Sunday, March 11, 2012

STUDY: Challenges to the South Caucasus regional security aftermath of Russian–Georgian conflict: Hegemonic stability or new partnership? By Kornely K. Kakachia (

  • Department of Political Science, Faculty of Social and Political Studies, Ivane Javakhishvili Tbilisi State University, Tbilisi, Georgia


Since the collapse of the Soviet Union, the Caspian Sea and South Caucasus has become the focus of considerable international attention, primary because it is one of the oldest and potentially richest oil and gas producing areas in the world. The August 2008 Russian invasion of the Georgia and the unilateral recognition of the independence of Abkhazia and South Ossetia fundamentally changed the situation in the region.

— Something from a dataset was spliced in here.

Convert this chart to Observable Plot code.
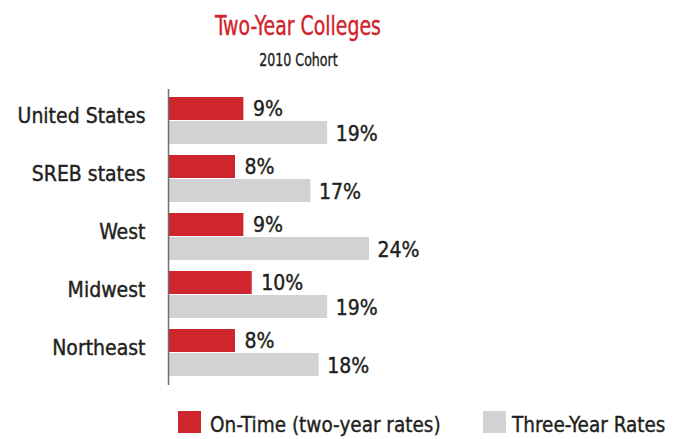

The war has created a new strategic situation.
And the question is now how to handle this delicate situation in a strategically and geopolitically important region. So by controlling Georgia (in case Russia reaches abovementioned aims), Russia actually will be able to cut off Central Asia and Caspian resources. It means Russia would be able to isolate and cut off Azerbaijan and Central Asian countries and it will significantly strengthen its energy monopoly over Europe with all results coming out from that fact. So it’s about major shift in the energy policy and major shift in geopolitics based on this energy policy and Russian energy monopoly. The August war in Georgia demonstrated some risks associated with the functioning of the transit energy corridor in the southern Caucasus. It also demonstrated the need for broader security guarantees for a region that is vital to European and global energy security. Paper deals with economic damage inflicted by the Russo-Georgian war in South Caucasus and its implications for regional security.